ROME (Reuters)
Italian ruling-coalition lawmakers are urging the government to scale back plans to increase taxes on cryptocurrency capital gains and expand the number of firms forced to pay a digital tax, a parliamentary document showed on Tuesday.
Both proposals are part of more than 300 "priority amendments" that the ruling parties have submitted to change Prime Minister Giorgia Meloni's budget for next year, testing her ability to keep lawmaker requests at bay.
Economy Minister Giancarlo Giorgetti intends to hike taxation on capital gains from cryptocurrency such as Bitcoin to 42% from 26%.
However, his party colleague Giulio Centemero, supported by other lawmakers, opposes the move and has submitted an amendment to scale back the tax increase to 28%, rather than 42%.
To overcome the party spat, Giorgetti this month said he was ready to review the measure by considering different forms of taxation.
The co-ruling Forza Italia party, led by Foreign Minister Antonio Tajani, also promoted an amendment to maintain the impact of Italy's web tax focused on big tech such as Meta Platforms (NASDAQ:META), Google (NASDAQ:GOOGL), and Amazon (NASDAQ:AMZN).

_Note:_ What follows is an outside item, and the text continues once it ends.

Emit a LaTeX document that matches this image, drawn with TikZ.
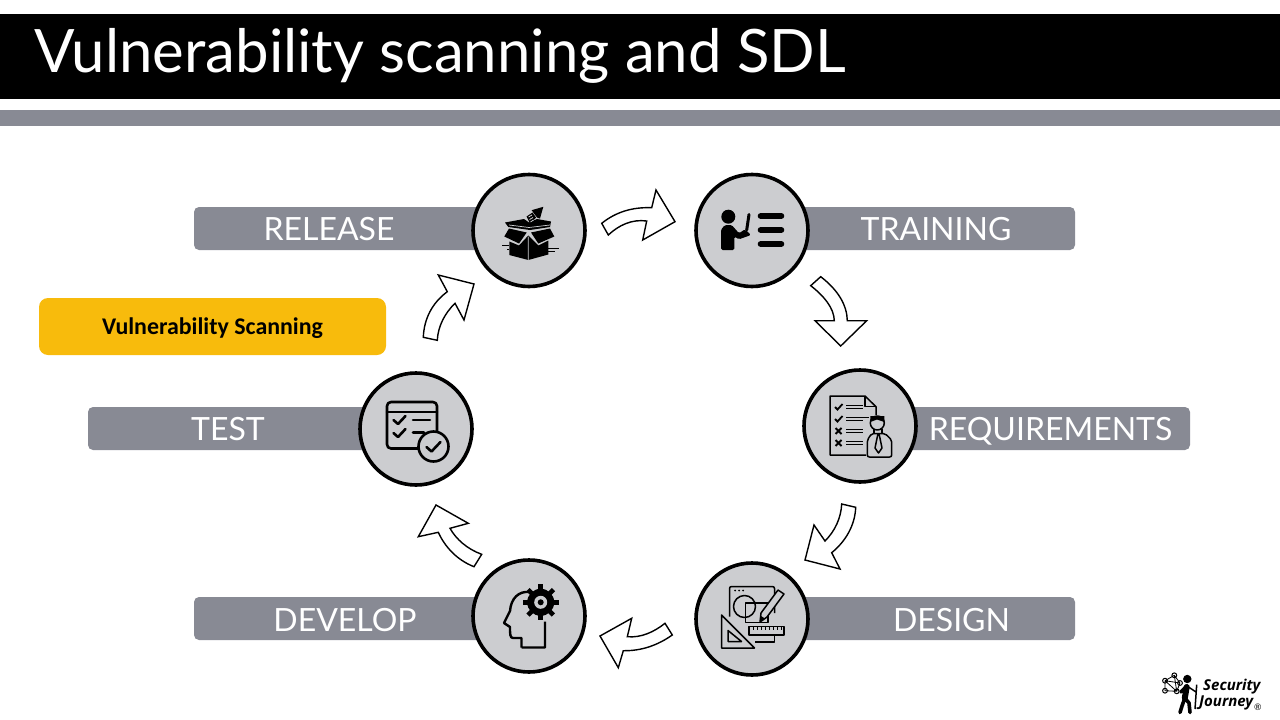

Italy introduced a 3% levy on revenue from internet transactions for digital companies with annual sales of at least 750 million euros ($790 million), provided these companies make at least 5.5 million euros in Italy.
Now, as part of the budget bill, the Treasury proposes to remove these minimum conditions for the tax to be applied, a move critics argue would negatively affect small and medium-sized enterprises (SMEs).
If approved, Forza Italia's amendment would preserve the two revenue floors.
Giorgetti has also mentioned that extending the scope of Italy's web tax could help the government avoid conflicts with the United States, which views the scheme as unfair discrimination, mainly targeting U.S. tech companies.